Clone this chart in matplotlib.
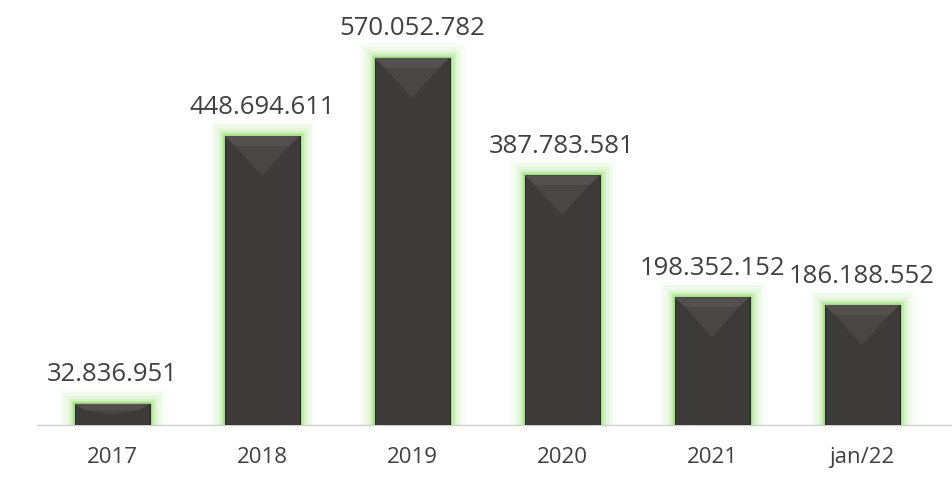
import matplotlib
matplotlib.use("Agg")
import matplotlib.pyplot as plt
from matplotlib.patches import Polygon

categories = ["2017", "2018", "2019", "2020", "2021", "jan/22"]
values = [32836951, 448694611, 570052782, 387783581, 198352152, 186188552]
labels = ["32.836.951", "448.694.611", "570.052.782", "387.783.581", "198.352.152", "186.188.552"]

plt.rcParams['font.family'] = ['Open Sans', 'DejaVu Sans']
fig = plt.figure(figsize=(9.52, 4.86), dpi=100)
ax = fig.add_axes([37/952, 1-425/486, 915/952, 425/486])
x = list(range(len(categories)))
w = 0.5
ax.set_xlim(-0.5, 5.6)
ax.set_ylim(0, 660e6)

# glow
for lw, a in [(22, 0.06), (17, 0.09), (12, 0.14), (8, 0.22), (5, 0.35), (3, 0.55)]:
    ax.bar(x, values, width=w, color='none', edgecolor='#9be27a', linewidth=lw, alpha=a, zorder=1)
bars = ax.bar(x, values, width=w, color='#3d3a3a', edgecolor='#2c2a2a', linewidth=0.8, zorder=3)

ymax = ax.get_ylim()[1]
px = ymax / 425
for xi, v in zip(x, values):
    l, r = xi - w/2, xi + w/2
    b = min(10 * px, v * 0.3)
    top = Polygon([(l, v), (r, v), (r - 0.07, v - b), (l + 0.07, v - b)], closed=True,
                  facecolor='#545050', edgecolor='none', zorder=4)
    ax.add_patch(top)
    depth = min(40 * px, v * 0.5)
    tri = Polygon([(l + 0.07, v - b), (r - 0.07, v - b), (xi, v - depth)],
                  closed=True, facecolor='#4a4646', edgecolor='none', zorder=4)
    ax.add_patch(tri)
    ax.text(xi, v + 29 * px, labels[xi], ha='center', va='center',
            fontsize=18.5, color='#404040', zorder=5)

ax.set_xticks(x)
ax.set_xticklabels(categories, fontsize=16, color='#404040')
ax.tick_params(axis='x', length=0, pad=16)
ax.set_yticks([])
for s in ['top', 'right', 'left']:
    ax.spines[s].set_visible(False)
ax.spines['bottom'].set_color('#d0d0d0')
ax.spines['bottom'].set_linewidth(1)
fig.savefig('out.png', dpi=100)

^^^^^^^^

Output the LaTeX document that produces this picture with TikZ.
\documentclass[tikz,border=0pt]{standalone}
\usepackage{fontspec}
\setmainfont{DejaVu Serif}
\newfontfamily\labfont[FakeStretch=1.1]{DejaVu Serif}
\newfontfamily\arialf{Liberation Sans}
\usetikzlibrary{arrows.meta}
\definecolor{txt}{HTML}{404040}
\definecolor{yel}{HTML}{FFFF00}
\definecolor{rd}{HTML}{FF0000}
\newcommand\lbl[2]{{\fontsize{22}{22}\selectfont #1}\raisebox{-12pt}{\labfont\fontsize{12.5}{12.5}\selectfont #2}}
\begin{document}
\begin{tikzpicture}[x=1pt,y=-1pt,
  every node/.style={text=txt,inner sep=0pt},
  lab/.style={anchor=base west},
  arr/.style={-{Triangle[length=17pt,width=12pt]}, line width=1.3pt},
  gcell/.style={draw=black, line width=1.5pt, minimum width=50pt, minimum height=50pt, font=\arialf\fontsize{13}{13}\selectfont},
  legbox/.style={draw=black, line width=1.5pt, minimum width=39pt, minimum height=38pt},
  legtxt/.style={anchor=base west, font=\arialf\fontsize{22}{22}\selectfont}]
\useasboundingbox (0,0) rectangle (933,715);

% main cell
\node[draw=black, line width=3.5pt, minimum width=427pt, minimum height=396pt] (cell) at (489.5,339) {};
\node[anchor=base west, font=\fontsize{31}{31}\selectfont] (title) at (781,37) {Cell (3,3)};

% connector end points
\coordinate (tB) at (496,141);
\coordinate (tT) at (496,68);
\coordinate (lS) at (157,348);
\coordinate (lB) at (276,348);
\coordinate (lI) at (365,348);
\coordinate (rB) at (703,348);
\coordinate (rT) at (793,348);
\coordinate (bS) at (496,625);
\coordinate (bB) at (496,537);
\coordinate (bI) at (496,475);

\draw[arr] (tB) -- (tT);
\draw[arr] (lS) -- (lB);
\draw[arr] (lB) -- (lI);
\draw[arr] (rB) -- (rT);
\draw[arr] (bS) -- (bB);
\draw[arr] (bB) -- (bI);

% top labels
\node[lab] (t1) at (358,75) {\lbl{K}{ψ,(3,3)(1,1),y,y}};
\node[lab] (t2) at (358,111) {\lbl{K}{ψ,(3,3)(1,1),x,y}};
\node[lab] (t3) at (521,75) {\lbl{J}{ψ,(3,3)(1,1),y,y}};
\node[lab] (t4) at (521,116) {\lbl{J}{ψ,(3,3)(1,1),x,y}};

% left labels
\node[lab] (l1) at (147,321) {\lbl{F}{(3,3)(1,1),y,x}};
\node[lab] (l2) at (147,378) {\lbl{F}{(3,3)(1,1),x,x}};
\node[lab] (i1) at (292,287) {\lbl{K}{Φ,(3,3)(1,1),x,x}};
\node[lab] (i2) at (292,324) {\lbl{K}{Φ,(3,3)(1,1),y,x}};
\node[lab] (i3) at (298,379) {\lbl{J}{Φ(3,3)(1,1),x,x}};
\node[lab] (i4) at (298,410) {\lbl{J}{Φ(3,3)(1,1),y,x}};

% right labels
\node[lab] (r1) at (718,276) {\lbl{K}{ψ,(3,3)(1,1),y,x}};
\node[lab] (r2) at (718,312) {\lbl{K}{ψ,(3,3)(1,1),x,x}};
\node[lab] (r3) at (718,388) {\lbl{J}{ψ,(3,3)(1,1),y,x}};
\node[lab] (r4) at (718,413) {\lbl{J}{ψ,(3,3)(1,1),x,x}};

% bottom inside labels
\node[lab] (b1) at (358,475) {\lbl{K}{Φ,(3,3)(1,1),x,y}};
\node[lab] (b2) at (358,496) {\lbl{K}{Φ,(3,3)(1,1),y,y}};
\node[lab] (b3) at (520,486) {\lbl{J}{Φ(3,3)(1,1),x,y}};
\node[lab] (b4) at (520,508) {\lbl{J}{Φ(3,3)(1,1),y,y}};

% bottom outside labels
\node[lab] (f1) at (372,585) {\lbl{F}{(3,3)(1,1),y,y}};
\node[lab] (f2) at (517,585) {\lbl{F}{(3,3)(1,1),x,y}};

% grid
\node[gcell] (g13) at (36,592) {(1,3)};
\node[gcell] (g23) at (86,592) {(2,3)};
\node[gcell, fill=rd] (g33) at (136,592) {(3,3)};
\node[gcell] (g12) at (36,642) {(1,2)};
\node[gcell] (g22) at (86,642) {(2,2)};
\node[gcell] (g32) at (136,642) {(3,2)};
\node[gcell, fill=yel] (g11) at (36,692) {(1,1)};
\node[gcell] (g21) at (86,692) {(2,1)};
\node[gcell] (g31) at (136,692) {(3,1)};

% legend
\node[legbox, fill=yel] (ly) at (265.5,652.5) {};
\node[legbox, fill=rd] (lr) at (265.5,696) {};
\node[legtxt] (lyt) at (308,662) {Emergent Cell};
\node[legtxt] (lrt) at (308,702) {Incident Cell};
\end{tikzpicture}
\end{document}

^^^^^^^^

> **EXERCISE**: Between the line with "Clone this chart in matplotlib." and the line with "ax.set_ylim(0, 660e6)", ends included, lies the span to copy exactly; copy nothing else and leave out the pictures.

> **TASK RESPONSE**:
Clone this chart in matplotlib.
import matplotlib
matplotlib.use("Agg")
import matplotlib.pyplot as plt
from matplotlib.patches import Polygon

categories = ["2017", "2018", "2019", "2020", "2021", "jan/22"]
values = [32836951, 448694611, 570052782, 387783581, 198352152, 186188552]
labels = ["32.836.951", "448.694.611", "570.052.782", "387.783.581", "198.352.152", "186.188.552"]

plt.rcParams['font.family'] = ['Open Sans', 'DejaVu Sans']
fig = plt.figure(figsize=(9.52, 4.86), dpi=100)
ax = fig.add_axes([37/952, 1-425/486, 915/952, 425/486])
x = list(range(len(categories)))
w = 0.5
ax.set_xlim(-0.5, 5.6)
ax.set_ylim(0, 660e6)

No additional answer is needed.